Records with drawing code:
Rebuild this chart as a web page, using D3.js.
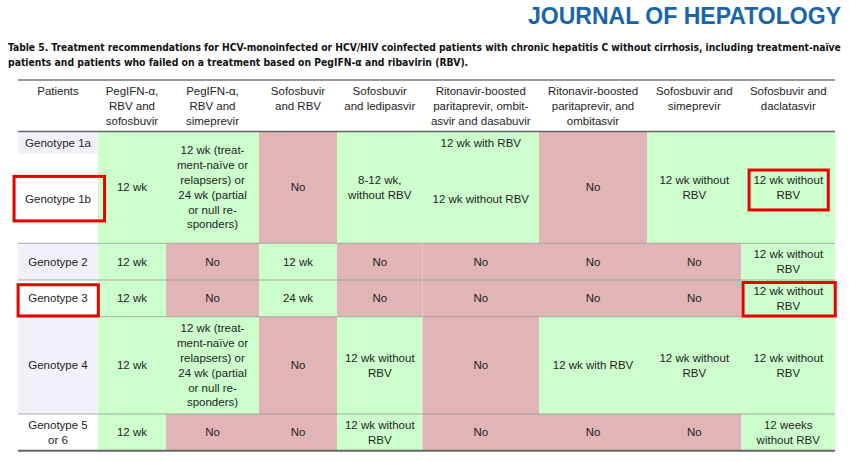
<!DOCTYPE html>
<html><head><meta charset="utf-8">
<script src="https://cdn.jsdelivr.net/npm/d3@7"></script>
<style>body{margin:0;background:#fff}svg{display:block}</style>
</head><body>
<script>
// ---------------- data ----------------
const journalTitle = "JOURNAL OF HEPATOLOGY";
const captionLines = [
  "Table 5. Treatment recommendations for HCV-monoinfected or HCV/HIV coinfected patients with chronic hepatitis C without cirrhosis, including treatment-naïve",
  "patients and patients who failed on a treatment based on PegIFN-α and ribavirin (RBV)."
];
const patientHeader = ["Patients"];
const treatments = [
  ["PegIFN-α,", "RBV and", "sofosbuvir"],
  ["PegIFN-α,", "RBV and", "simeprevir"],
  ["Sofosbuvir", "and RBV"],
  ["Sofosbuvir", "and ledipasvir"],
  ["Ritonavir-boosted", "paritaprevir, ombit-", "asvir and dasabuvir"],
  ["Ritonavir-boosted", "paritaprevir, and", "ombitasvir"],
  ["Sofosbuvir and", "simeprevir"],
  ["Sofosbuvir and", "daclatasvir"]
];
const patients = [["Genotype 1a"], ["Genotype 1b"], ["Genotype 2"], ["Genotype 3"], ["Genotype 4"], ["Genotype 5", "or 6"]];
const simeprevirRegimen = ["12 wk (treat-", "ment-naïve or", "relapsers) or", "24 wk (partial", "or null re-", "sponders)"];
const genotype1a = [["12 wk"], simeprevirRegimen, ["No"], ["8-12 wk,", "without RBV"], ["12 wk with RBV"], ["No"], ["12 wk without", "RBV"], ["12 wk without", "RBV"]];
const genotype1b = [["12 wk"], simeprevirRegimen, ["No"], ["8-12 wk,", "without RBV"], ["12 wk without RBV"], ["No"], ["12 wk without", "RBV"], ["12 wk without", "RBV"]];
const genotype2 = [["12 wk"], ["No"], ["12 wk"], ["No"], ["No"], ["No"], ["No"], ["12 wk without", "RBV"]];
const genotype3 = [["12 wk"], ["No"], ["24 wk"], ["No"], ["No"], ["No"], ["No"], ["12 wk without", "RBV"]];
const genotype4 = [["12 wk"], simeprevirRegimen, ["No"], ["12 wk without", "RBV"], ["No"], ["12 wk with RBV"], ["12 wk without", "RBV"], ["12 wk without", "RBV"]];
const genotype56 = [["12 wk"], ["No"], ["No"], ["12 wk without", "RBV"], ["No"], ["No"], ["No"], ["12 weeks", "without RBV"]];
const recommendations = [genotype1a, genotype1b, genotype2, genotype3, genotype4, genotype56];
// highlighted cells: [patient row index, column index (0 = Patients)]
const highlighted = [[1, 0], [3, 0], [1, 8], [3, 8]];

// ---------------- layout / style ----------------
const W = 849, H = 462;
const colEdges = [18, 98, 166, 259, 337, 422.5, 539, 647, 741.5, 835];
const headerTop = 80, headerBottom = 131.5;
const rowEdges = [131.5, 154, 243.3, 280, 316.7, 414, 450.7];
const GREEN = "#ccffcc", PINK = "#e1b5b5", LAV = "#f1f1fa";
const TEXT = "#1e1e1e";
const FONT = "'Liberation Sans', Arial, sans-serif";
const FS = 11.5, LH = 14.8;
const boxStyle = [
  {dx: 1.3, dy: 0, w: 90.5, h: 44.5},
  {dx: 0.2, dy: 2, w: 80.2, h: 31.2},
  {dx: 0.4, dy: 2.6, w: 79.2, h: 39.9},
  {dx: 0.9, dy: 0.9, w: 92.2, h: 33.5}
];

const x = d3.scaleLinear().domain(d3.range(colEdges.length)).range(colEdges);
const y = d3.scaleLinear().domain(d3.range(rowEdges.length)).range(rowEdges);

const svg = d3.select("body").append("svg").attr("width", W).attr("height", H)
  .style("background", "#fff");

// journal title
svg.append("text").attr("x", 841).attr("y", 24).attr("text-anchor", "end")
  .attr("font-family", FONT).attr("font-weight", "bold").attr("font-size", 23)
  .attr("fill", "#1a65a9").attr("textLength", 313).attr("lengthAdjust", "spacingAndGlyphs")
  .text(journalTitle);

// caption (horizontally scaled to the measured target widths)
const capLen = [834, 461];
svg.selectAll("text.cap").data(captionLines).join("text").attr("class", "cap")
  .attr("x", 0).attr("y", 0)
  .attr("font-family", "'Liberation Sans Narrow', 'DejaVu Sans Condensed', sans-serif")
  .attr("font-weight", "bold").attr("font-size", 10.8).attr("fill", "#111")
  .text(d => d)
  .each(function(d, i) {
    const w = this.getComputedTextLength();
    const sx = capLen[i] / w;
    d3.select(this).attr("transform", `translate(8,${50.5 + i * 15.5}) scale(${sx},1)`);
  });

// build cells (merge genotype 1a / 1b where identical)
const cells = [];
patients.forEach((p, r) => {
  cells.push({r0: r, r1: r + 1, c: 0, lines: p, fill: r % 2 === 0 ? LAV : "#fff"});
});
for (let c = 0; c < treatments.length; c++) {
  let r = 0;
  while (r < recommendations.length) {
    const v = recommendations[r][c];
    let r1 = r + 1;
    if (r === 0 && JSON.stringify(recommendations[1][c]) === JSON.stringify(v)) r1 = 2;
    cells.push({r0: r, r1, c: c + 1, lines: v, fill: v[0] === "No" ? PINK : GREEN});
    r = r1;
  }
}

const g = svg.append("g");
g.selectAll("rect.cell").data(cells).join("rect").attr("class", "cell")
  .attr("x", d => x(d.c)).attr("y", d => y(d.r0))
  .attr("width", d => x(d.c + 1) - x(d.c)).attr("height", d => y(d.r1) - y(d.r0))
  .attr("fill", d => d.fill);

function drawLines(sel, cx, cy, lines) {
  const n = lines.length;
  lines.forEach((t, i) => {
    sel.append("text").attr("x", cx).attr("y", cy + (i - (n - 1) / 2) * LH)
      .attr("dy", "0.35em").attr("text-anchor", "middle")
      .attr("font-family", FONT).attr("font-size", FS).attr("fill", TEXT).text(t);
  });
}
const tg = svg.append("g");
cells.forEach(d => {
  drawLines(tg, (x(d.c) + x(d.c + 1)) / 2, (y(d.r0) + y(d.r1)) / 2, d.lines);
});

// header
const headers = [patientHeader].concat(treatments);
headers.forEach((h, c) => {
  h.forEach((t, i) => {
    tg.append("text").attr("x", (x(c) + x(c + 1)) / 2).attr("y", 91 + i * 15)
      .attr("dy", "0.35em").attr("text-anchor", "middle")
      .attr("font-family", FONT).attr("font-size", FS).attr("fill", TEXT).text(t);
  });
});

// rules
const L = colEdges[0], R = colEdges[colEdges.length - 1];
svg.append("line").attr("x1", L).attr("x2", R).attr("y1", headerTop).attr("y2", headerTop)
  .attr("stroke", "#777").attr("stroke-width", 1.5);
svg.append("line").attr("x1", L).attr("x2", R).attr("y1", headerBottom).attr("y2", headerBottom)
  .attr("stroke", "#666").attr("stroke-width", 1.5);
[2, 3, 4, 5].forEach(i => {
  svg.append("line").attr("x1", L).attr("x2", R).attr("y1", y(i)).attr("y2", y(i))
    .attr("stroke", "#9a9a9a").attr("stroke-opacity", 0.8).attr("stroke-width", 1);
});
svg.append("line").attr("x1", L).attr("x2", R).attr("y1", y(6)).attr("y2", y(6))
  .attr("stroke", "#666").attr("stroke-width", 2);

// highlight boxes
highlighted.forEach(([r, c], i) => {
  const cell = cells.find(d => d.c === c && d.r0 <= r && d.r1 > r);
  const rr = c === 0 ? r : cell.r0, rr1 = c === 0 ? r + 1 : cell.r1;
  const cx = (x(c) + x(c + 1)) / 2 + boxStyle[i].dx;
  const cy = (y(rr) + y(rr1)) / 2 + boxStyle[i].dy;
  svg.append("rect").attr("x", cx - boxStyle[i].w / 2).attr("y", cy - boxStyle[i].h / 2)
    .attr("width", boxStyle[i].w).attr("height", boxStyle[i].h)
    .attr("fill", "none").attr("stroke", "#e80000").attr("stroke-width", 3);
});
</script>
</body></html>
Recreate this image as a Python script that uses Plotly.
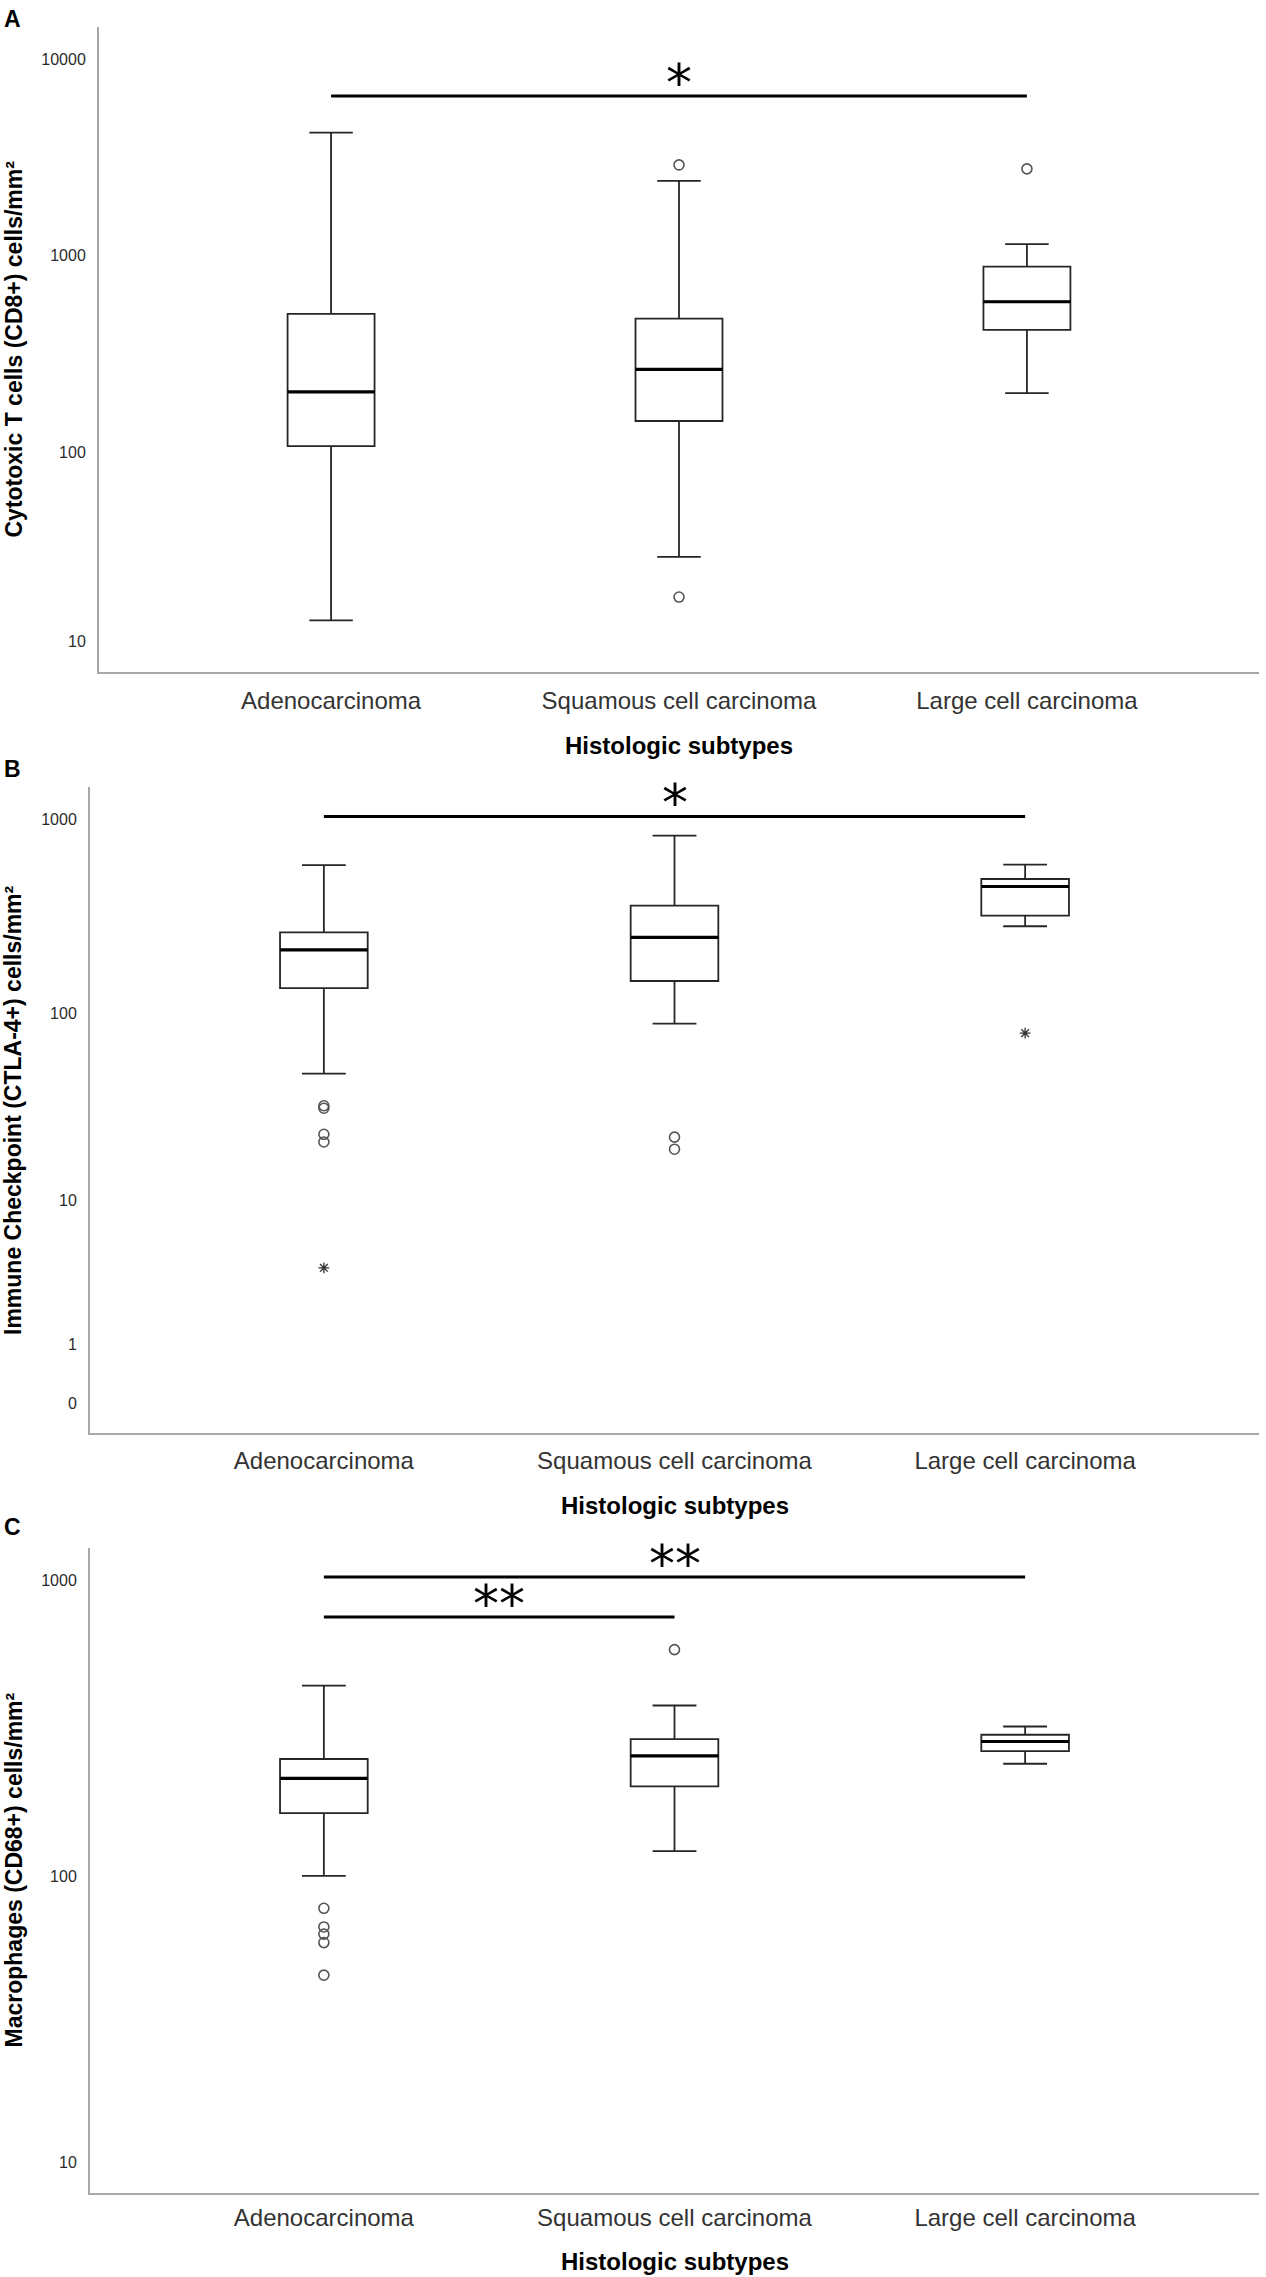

» What is being asked: Copy each line above that contains the word "this".

» The output:
Rebuild this chart as a web page, using D3.js.
    const w = this.getComputedTextLength();
    d3.select(this).attr("transform", `translate(8,${50.5 + i * 15.5}) scale(${sx},1)`);
Recreate this image as a Python script that uses Plotly.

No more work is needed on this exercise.